• Job: Reproduce the data below in full and exclude every picture.

• Data:

________

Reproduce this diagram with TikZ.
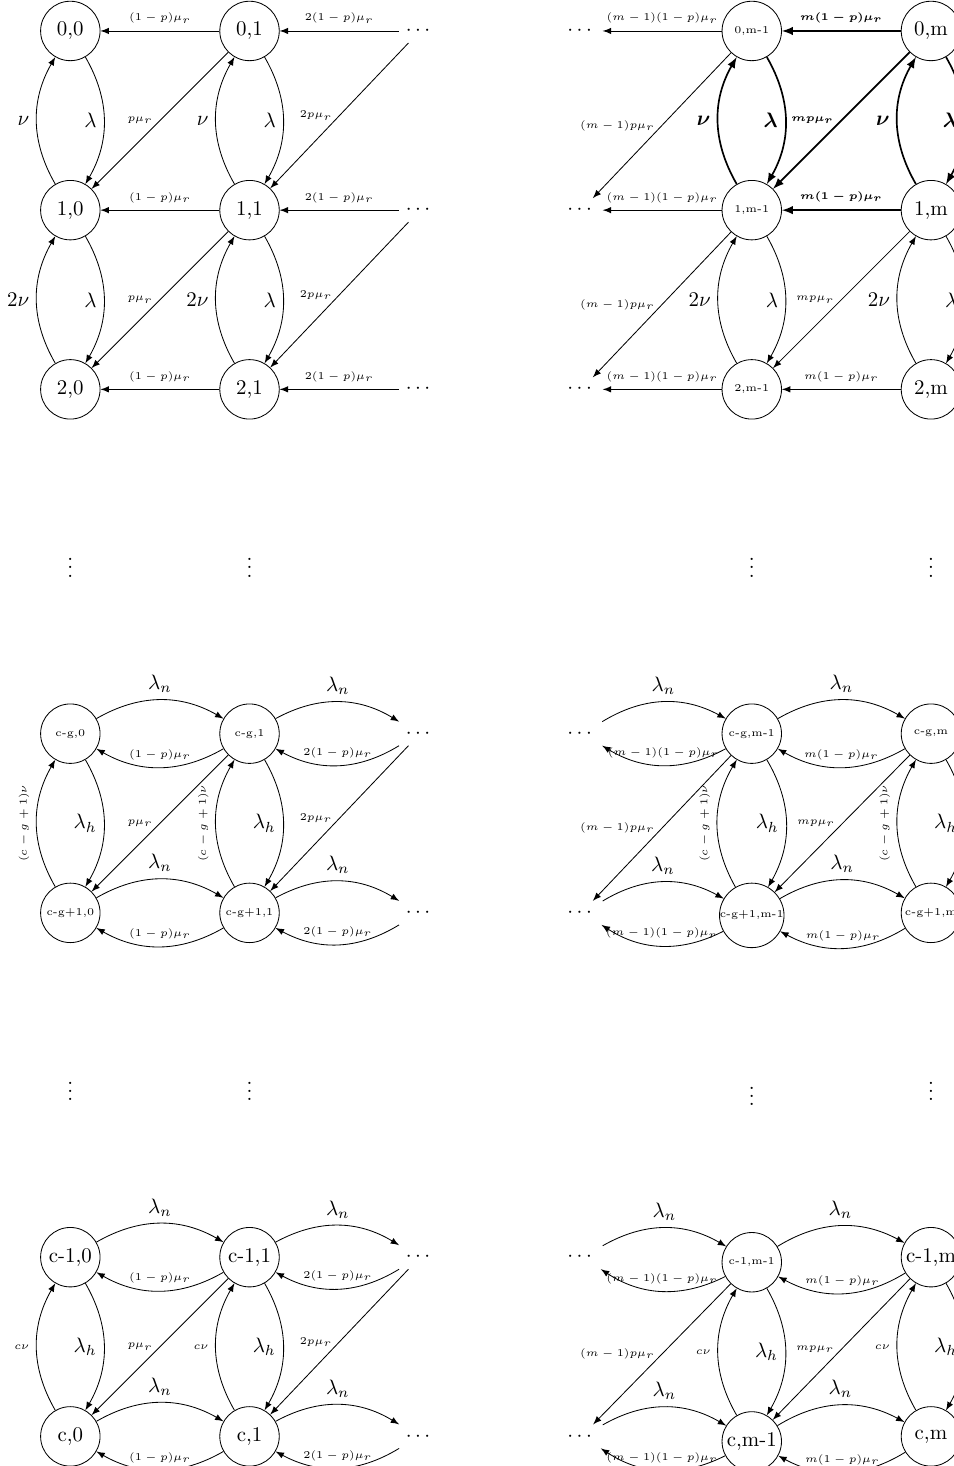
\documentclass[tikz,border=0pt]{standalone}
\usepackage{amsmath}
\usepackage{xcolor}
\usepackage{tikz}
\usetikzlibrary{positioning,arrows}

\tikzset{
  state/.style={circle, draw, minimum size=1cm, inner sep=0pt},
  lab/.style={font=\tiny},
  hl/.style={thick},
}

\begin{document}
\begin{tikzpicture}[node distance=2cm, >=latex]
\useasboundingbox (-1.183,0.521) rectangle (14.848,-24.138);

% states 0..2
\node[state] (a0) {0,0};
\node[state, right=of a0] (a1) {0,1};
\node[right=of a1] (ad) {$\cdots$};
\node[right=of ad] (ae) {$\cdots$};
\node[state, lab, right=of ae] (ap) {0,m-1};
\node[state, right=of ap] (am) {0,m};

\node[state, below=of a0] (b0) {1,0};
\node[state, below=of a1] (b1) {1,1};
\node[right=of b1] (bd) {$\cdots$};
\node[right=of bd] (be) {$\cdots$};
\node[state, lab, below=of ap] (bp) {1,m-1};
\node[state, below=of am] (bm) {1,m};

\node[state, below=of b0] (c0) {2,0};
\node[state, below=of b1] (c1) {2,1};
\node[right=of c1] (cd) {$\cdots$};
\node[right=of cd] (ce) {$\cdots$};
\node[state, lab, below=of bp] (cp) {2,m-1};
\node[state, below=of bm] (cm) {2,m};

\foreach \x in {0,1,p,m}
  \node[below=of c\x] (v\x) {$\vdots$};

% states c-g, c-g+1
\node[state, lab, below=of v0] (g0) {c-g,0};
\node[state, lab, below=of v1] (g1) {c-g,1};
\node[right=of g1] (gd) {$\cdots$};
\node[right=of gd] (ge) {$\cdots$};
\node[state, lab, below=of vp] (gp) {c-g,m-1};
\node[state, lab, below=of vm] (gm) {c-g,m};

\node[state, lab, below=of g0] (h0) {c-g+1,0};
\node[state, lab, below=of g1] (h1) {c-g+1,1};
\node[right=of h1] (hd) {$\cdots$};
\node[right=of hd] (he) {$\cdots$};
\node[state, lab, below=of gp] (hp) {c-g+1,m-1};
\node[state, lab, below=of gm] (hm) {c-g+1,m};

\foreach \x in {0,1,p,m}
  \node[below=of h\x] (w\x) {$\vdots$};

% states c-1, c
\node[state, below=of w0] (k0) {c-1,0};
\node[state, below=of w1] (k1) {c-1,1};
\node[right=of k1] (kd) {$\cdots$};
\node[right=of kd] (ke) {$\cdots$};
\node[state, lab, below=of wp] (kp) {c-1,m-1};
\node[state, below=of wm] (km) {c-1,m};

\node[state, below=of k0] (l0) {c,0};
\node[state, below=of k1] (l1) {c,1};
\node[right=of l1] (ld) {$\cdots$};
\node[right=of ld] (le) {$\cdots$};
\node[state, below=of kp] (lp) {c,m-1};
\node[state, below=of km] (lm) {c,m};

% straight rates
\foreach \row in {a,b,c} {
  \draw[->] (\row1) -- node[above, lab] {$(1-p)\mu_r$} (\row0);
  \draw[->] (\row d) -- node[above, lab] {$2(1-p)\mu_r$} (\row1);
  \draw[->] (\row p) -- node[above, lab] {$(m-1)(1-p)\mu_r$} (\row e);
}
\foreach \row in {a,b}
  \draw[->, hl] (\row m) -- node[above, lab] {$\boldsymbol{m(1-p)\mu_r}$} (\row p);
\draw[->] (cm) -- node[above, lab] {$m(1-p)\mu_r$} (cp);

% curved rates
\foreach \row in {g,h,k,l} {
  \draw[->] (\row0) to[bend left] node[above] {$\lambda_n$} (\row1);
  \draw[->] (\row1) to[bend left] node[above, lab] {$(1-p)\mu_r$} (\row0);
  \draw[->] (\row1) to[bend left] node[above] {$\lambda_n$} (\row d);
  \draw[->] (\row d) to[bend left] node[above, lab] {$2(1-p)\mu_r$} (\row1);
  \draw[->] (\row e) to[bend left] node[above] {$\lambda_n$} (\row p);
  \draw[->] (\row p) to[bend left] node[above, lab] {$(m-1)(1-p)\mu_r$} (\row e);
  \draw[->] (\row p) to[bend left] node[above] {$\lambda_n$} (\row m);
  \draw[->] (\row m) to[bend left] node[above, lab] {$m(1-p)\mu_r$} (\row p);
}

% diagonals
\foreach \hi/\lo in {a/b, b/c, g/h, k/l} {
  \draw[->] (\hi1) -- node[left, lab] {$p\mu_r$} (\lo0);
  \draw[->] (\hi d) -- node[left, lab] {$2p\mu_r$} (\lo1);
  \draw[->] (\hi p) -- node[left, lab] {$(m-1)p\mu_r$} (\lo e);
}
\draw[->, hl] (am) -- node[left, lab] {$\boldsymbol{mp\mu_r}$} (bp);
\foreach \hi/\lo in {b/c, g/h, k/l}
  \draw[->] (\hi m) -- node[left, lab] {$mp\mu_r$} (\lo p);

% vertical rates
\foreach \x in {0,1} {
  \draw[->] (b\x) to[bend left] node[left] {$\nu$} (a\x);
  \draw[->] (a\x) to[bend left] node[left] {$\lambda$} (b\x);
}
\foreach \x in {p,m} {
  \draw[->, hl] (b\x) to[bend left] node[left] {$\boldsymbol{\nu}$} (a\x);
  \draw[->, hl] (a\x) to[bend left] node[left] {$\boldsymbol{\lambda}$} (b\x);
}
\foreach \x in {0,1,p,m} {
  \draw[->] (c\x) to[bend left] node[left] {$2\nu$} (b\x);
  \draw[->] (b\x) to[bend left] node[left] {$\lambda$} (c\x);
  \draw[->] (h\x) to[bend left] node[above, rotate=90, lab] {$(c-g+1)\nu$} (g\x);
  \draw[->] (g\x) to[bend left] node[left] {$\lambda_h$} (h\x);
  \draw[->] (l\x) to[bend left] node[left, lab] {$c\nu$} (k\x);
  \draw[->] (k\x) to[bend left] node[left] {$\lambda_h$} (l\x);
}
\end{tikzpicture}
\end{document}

________

• Solution for this problem:
Reproduce this diagram with TikZ.
\documentclass[tikz,border=0pt]{standalone}
\usepackage{amsmath}
\usepackage{xcolor}
\usepackage{tikz}
\usetikzlibrary{positioning,arrows}

\tikzset{
  state/.style={circle, draw, minimum size=1cm, inner sep=0pt},
  lab/.style={font=\tiny},
  hl/.style={thick},
}

\begin{document}
\begin{tikzpicture}[node distance=2cm, >=latex]
\useasboundingbox (-1.183,0.521) rectangle (14.848,-24.138);

% states 0..2
\node[state] (a0) {0,0};
\node[state, right=of a0] (a1) {0,1};
\node[right=of a1] (ad) {$\cdots$};
\node[right=of ad] (ae) {$\cdots$};
\node[state, lab, right=of ae] (ap) {0,m-1};
\node[state, right=of ap] (am) {0,m};

\node[state, below=of a0] (b0) {1,0};
\node[state, below=of a1] (b1) {1,1};
\node[right=of b1] (bd) {$\cdots$};
\node[right=of bd] (be) {$\cdots$};
\node[state, lab, below=of ap] (bp) {1,m-1};
\node[state, below=of am] (bm) {1,m};

\node[state, below=of b0] (c0) {2,0};
\node[state, below=of b1] (c1) {2,1};
\node[right=of c1] (cd) {$\cdots$};
\node[right=of cd] (ce) {$\cdots$};
\node[state, lab, below=of bp] (cp) {2,m-1};
\node[state, below=of bm] (cm) {2,m};

\foreach \x in {0,1,p,m}
  \node[below=of c\x] (v\x) {$\vdots$};

% states c-g, c-g+1
\node[state, lab, below=of v0] (g0) {c-g,0};
\node[state, lab, below=of v1] (g1) {c-g,1};
\node[right=of g1] (gd) {$\cdots$};
\node[right=of gd] (ge) {$\cdots$};
\node[state, lab, below=of vp] (gp) {c-g,m-1};
\node[state, lab, below=of vm] (gm) {c-g,m};

\node[state, lab, below=of g0] (h0) {c-g+1,0};
\node[state, lab, below=of g1] (h1) {c-g+1,1};
\node[right=of h1] (hd) {$\cdots$};
\node[right=of hd] (he) {$\cdots$};
\node[state, lab, below=of gp] (hp) {c-g+1,m-1};
\node[state, lab, below=of gm] (hm) {c-g+1,m};

\foreach \x in {0,1,p,m}
  \node[below=of h\x] (w\x) {$\vdots$};

% states c-1, c
\node[state, below=of w0] (k0) {c-1,0};
\node[state, below=of w1] (k1) {c-1,1};
\node[right=of k1] (kd) {$\cdots$};
\node[right=of kd] (ke) {$\cdots$};
\node[state, lab, below=of wp] (kp) {c-1,m-1};
\node[state, below=of wm] (km) {c-1,m};

\node[state, below=of k0] (l0) {c,0};
\node[state, below=of k1] (l1) {c,1};
\node[right=of l1] (ld) {$\cdots$};
\node[right=of ld] (le) {$\cdots$};
\node[state, below=of kp] (lp) {c,m-1};
\node[state, below=of km] (lm) {c,m};

% straight rates
\foreach \row in {a,b,c} {
  \draw[->] (\row1) -- node[above, lab] {$(1-p)\mu_r$} (\row0);
  \draw[->] (\row d) -- node[above, lab] {$2(1-p)\mu_r$} (\row1);
  \draw[->] (\row p) -- node[above, lab] {$(m-1)(1-p)\mu_r$} (\row e);
}
\foreach \row in {a,b}
  \draw[->, hl] (\row m) -- node[above, lab] {$\boldsymbol{m(1-p)\mu_r}$} (\row p);
\draw[->] (cm) -- node[above, lab] {$m(1-p)\mu_r$} (cp);

% curved rates
\foreach \row in {g,h,k,l} {
  \draw[->] (\row0) to[bend left] node[above] {$\lambda_n$} (\row1);
  \draw[->] (\row1) to[bend left] node[above, lab] {$(1-p)\mu_r$} (\row0);
  \draw[->] (\row1) to[bend left] node[above] {$\lambda_n$} (\row d);
  \draw[->] (\row d) to[bend left] node[above, lab] {$2(1-p)\mu_r$} (\row1);
  \draw[->] (\row e) to[bend left] node[above] {$\lambda_n$} (\row p);
  \draw[->] (\row p) to[bend left] node[above, lab] {$(m-1)(1-p)\mu_r$} (\row e);
  \draw[->] (\row p) to[bend left] node[above] {$\lambda_n$} (\row m);
  \draw[->] (\row m) to[bend left] node[above, lab] {$m(1-p)\mu_r$} (\row p);
}

% diagonals
\foreach \hi/\lo in {a/b, b/c, g/h, k/l} {
  \draw[->] (\hi1) -- node[left, lab] {$p\mu_r$} (\lo0);
  \draw[->] (\hi d) -- node[left, lab] {$2p\mu_r$} (\lo1);
  \draw[->] (\hi p) -- node[left, lab] {$(m-1)p\mu_r$} (\lo e);
}
\draw[->, hl] (am) -- node[left, lab] {$\boldsymbol{mp\mu_r}$} (bp);
\foreach \hi/\lo in {b/c, g/h, k/l}
  \draw[->] (\hi m) -- node[left, lab] {$mp\mu_r$} (\lo p);

% vertical rates
\foreach \x in {0,1} {
  \draw[->] (b\x) to[bend left] node[left] {$\nu$} (a\x);
  \draw[->] (a\x) to[bend left] node[left] {$\lambda$} (b\x);
}
\foreach \x in {p,m} {
  \draw[->, hl] (b\x) to[bend left] node[left] {$\boldsymbol{\nu}$} (a\x);
  \draw[->, hl] (a\x) to[bend left] node[left] {$\boldsymbol{\lambda}$} (b\x);
}
\foreach \x in {0,1,p,m} {
  \draw[->] (c\x) to[bend left] node[left] {$2\nu$} (b\x);
  \draw[->] (b\x) to[bend left] node[left] {$\lambda$} (c\x);
  \draw[->] (h\x) to[bend left] node[above, rotate=90, lab] {$(c-g+1)\nu$} (g\x);
  \draw[->] (g\x) to[bend left] node[left] {$\lambda_h$} (h\x);
  \draw[->] (l\x) to[bend left] node[left, lab] {$c\nu$} (k\x);
  \draw[->] (k\x) to[bend left] node[left] {$\lambda_h$} (l\x);
}
\end{tikzpicture}
\end{document}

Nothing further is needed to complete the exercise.